By Patricia Zengerle

WASHINGTON (Reuters) – The U.S. Senate Foreign Relations Committee backed legislation on Wednesday that would repeal congressional authorizations for past wars with Iraq, a significant step in lawmakers’ effort to wrest back the power to declare war from the White House.

The 20-member panel backed the measure by voice vote with support from members of both parties, although at least seven Republicans asked to be recorded as “no” votes.

The committee’s action sent the joint resolution to the full Senate, where it is strongly supported by Democrats and backers say it is expected to garner enough Republican support to win the 60 votes needed for passage.

Senate Democratic Majority Leader Chuck Schumer said he planned a vote this year. “The Iraq War has been over for nearly a decade. An authorization passed in 2002 is no longer necessary in 2021,” Schumer said as he opened the Senate on Wednesday.

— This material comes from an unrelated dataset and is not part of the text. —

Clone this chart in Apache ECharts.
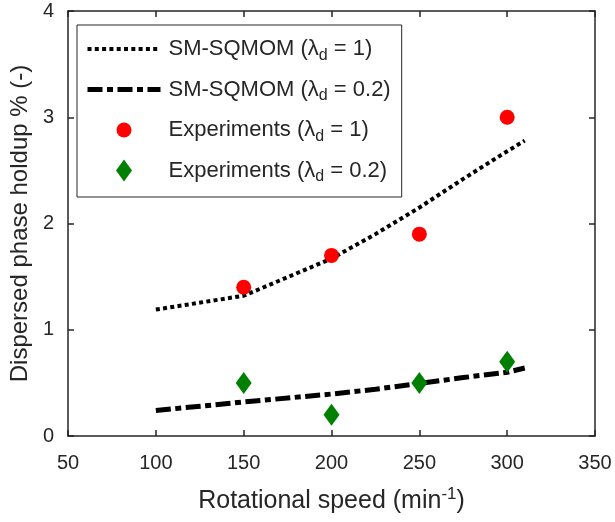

The legislation would repeal Authorizations for the Use of Military Force (AUMFs) passed in 1991 and 2002 for wars against Iraq under Saddam Hussein. Proponents of repeal argued that Iraq’s current government should be treated as a U.S. partner, not an enemy.

The House of Representatives backed repeal in June.

President Joe Biden’s administration supports the repeal, which is moving through Congress as opinion polls show Americans are weary of years of “forever wars” in Iraq, Afghanistan and elsewhere against militant groups.

Opponents said repeal would send a message of weakness in a volatile region. “I really believe that it would be a bad message to send… that we’re backing away from this,” said Senator Jim Risch, the top Foreign Relations Republican.

Democratic Senator Tim Kaine, a leader of the repeal effort, listed 10 reasons to vote yes. Among others, he called repeal a step toward Congress taking seriously “its most solemn responsibility” to send troops into combat, and prevent serious abuses in the future.